# The Shovelers



## stargazer (May 24, 2004)

BNWR, Sunday morning.

1. Male, Eclpise, Northern Shoveler
2. Female Northern Shoveler.


----------



## Guest (Dec 20, 2012)

I like your Shoveler pictures. I took some shoveler pictures with my pocket camera on the same Sunday near the Bolivar light house.


----------



## TooShallow (May 21, 2004)

Those are pretty darn good. How did you get the white background on the male?


----------



## stargazer (May 24, 2004)

Thanks Guys.
TS, Its called High Key, Spot meter the duck and go a bit overexposed 1/3 stop or so. works really well with calm water, the reflection of the sky on water helps wash out the surface.


----------



## TooShallow (May 21, 2004)

High Key....can I do this with my bracketing settings?


----------



## stargazer (May 24, 2004)

TooShallow said:


> High Key....can I do this with my bracketing settings?


The key to the process has to do with the light meter in the camera, you want to slightly over expose the duck and overexpose the background. then in photoshop, bring the exposure down a bit to get the duck exposure correct, and leaving the background over exposed. The conditions have to be right to do it in the field. clam water and gray over cast sky is the basics needed, along with the exposure.
Studio photogs use strobes to get the same in fashion photography, its a bit harder to do when done in nature with availble light.

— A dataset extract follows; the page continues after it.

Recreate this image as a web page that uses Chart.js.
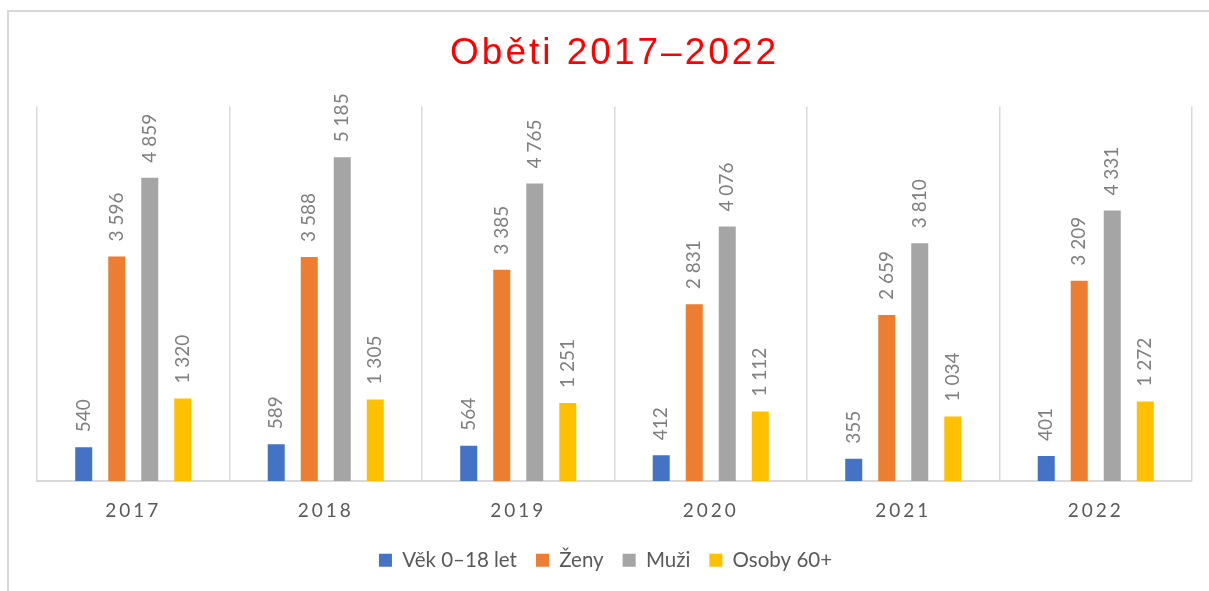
<!DOCTYPE html>
<html>
<head>
<meta charset="utf-8">
<script src="https://cdn.jsdelivr.net/npm/chart.js@4"></script>
<style>
  html, body { margin: 0; padding: 0; background: #fff; overflow: hidden; }
  #wrap { width: 1209px; height: 591px; position: relative; }
</style>
</head>
<body>
<div id="wrap"><canvas id="chart" width="1209" height="591"></canvas></div>
<script>
"use strict";
const years = ["2017", "2018", "2019", "2020", "2021", "2022"];
const vek = [540, 589, 564, 412, 355, 401];
const zeny = [3596, 3588, 3385, 2831, 2659, 3209];
const muzi = [4859, 5185, 4765, 4076, 3810, 4331];
const osoby = [1320, 1305, 1251, 1112, 1034, 1272];
const seriesNames = ["Věk 0–18 let", "Ženy", "Muži", "Osoby 60+"];
const seriesColors = ["#4472C4", "#ED7D31", "#A5A5A5", "#FFC000"];

const gridColor = "#d9d9d9";
const textColor = "#595959";

function formatCz(v) {
    return String(v).replace(/\B(?=(\d{3})+(?!\d))/g, " ");
}

// wrap a draw method so its text gets letter spacing
function addSpacing(obj, name, spacing) {
    if (!obj || obj["_spaced_" + name]) return;
    const orig = obj[name];
    obj[name] = function (...args) {
        const c = this.ctx;
        c.save();
        c.letterSpacing = spacing;
        orig.apply(this, args);
        c.restore();
    };
    obj["_spaced_" + name] = true;
}

const framePlugin = {
    id: "frame",
    afterLayout(chart) {
        // legend sits a bit left of centre in the original
        chart.legend.left -= 9;
        chart.legend.right -= 9;
    },
    beforeDraw(chart) {
        addSpacing(chart.scales.x, "drawLabels", "3px");
        addSpacing(chart.titleBlock, "draw", "3px");
        const c = chart.ctx;
        c.save();
        c.strokeStyle = gridColor;
        c.lineWidth = 2;
        c.beginPath();
        c.moveTo(8, chart.height);
        c.lineTo(8, 11);
        c.lineTo(chart.width, 11);
        c.stroke();
        c.restore();
    }
};

const valueLabels = {
    id: "valueLabels",
    afterDatasetsDraw(chart) {
        const c = chart.ctx;
        c.save();
        c.font = "19px Lato";
        c.fillStyle = "#7f7f7f";
        c.textAlign = "left";
        c.textBaseline = "middle";
        chart.data.datasets.forEach((ds, i) => {
            const meta = chart.getDatasetMeta(i);
            meta.data.forEach((bar, j) => {
                c.save();
                c.translate(bar.x, bar.y - 15);
                c.rotate(-Math.PI / 2);
                c.fillText(formatCz(ds.data[j]), 0, 0);
                c.restore();
            });
        });
        c.restore();
    }
};

const ctx = document.getElementById("chart").getContext("2d");
const chart = new Chart(ctx, {
    type: "bar",
    data: {
        labels: years,
        datasets: [vek, zeny, muzi, osoby].map((d, i) => ({
            label: seriesNames[i],
            data: d,
            backgroundColor: seriesColors[i],
            borderWidth: 0,
            categoryPercentage: 0.686,
            barPercentage: 0.515
        }))
    },
    options: {
        responsive: false,
        animation: false,
        layout: { padding: { left: 37, right: 17, top: 0, bottom: 10.5 } },
        plugins: {
            title: {
                display: true,
                text: "Oběti 2017–2022",
                color: "#FF0000",
                font: { family: "'Liberation Sans', Arial, sans-serif", size: 37, weight: "normal" },
                padding: { top: 32, bottom: 30 }
            },
            legend: {
                position: "bottom",
                labels: {
                    boxWidth: 13,
                    boxHeight: 13,
                    padding: 19,
                    color: textColor,
                    font: { family: "Lato", size: 20.5 }
                }
            },
            tooltip: { enabled: false }
        },
        scales: {
            x: {
                grid: {
                    display: true, color: gridColor, lineWidth: 1.5, offset: true,
                    drawTicks: true, tickLength: 10, tickColor: "rgba(0,0,0,0)"
                },
                border: { display: true, color: gridColor, width: 2 },
                ticks: {
                    color: textColor,
                    padding: 8.6,
                    font: { family: "Lato", size: 19 }
                }
            },
            y: {
                display: false,
                min: 0,
                max: 6000
            }
        }
    },
    plugins: [framePlugin, valueLabels]
});
</script>
</body>
</html>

http://photo.tutsplus.com/tutorials/lighting/beginners-guide-to-shooting-high-key/


----------



## TooShallow (May 21, 2004)

Thanks, gonna give it try. I'll set my exposure to spot metering and then + bracket over a broad range and maybe I'll get lucky. Now just gotta find the right conditions and the subject. Really like the effect of the white background.


----------



## stargazer (May 24, 2004)

Cool, post what you come up with. This weekend is suppost to be overcast, and living in Seabrook there are quite a few ponds and such. You should be able to find the right place, that park down todville comes to mind.


----------